Originally posted by: Vic
I was "diagnosed" with ADD as a kid (they hadn't come up with the ADHD label back then) and I think it's a load of reeking bullsh!t. Any energetic kid who acts like an energetic kid gets a "disability" label and a prescription to speed. I met a 20-something year-old the other day who told me she couldn't read a book because she has ADD
All you have to do is sit down with the kid, teach him some self-discipline and the ability to focus his excessive energy, and you get a superstar kid. But I guess that's just too much for parents and teachers to do nowadays, isn't it? Hey, just give Tommy a pill... it's easier.
I'm trying to force myself into that mentality, but as we all know... it's difficult. The poet Rainer Maria Rilke said it best, though: (from Letters to a Young Poet)

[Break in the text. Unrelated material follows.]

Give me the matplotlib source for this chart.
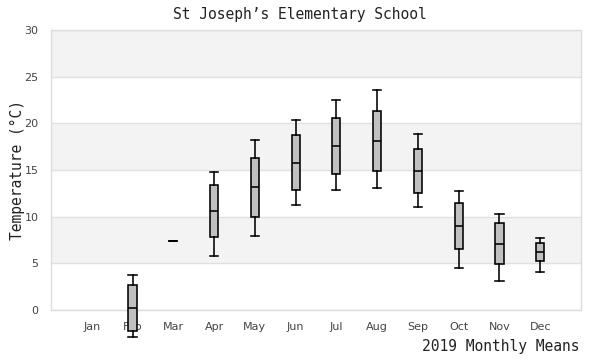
import matplotlib
matplotlib.use("Agg")
import matplotlib.pyplot as plt

months = ["Jan", "Feb", "Mar", "Apr", "May", "Jun", "Jul", "Aug", "Sep", "Oct", "Nov", "Dec"]
# Jan has no data
whisker_low = [None, -2.9, 7.4, 5.75, 7.9, 11.2, 12.85, 13.05, 11.0, 4.55, 3.1, 4.05]
q1 = [None, -2.2, 7.4, 7.8, 10.0, 12.85, 14.55, 14.9, 12.5, 6.5, 4.9, 5.25]
median = [None, 0.25, 7.4, 10.6, 13.2, 15.75, 17.55, 18.1, 14.9, 8.95, 7.05, 6.2]
q3 = [None, 2.65, 7.4, 13.35, 16.3, 18.7, 20.55, 21.3, 17.2, 11.45, 9.3, 7.15]
whisker_high = [None, 3.7, 7.4, 14.75, 18.2, 20.35, 22.5, 23.55, 18.85, 12.7, 10.3, 7.7]
y_ticks = [0, 5, 10, 15, 20, 25, 30]

fig = plt.figure(figsize=(6, 3.6), dpi=100)
ax = fig.add_axes([51 / 600, 1 - 310 / 360, 530 / 600, 280 / 360])

# alternating bands
for i in range(len(y_ticks) - 1):
    if i % 2 == 1:
        ax.axhspan(y_ticks[i], y_ticks[i + 1], color="#f3f3f3", zorder=0, lw=0)
for t in y_ticks:
    ax.axhline(t, color="#e0e0e0", lw=1, zorder=0.5)

stats = []
positions = []
for i, m in enumerate(months):
    if q1[i] is None:
        continue
    stats.append(dict(label=m, whislo=whisker_low[i], q1=q1[i], med=median[i],
                      q3=q3[i], whishi=whisker_high[i], fliers=[]))
    positions.append(i + 1)

lw = 1.15
res = ax.bxp(stats, positions=positions, widths=0.2, patch_artist=True,
             showfliers=False,
             boxprops=dict(facecolor="#c0c0c0", edgecolor="black", linewidth=lw),
             medianprops=dict(color="black", linewidth=lw),
             whiskerprops=dict(color="black", linewidth=lw),
             capprops=dict(color="black", linewidth=lw),
             capwidths=0.2, manage_ticks=False)
for key, arts in res.items():
    for a in arts:
        a.set_clip_on(False)
        a.set_zorder(3)

ax.set_xlim(0, 13)
ax.set_ylim(0, 30)
ax.set_xticks(range(1, 13))
ax.set_xticklabels(months)
ax.set_yticks(y_ticks)
ax.tick_params(axis="both", length=0, labelsize=8, labelcolor="#444444")
ax.tick_params(axis="y", pad=9)
ax.tick_params(axis="x", pad=9)
for s in ax.spines.values():
    s.set_color("#dddddd")
    s.set_linewidth(1)

mono = "DejaVu Sans Mono"
fig.text(0.5, 1 - 14 / 360, "St Joseph\u2019s Elementary School", ha="center", va="center",
         fontsize=10.5, family=mono, color="#222222")
fig.text(579 / 600, 1 - 347 / 360, "2019 Monthly Means", ha="right", va="center",
         fontsize=10.5, family=mono, color="#222222")
fig.text(17 / 600, 1 - 170 / 360, "Temperature (\u00b0C)", ha="center", va="center",
         rotation=90, fontsize=10.5, family=mono, color="#222222")

fig.savefig("out.png", dpi=100)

"That something is difficult must be one more reason for us to do it."
"But those tasks that have been entrusted to us are difficult; almost everything serious is difficult; and everything is serious."
"And if only we arrange our life in accordance with the principle which tells us that we must always trust in the difficult, then what now appears to us as the most alien will become our most intimate and trusted experience."
"[ I ] wish that you may find in yourself enough patience to endure and enough simplicity to have faith; that you may gain more and more confidence in what is difficult"
Basically, life sucks because it's supposed to suck. Growth is the acceptance of the fact that life sucks. We eventually become almost masochistic, enjoying pain with the faith that every pain brings a greater joy.
Now, to be willing to travel on a journey is not good enough. One also needs to know where they are, where they are going, and how to get from point A to B. The first is becoming obvious to me. The second is slowing coming into view. The third is, unfortunately, my reason for asking this question.
I'm slipping into my somewhat-poetic mode when I start thinking about philosophy at this level. Forgive me.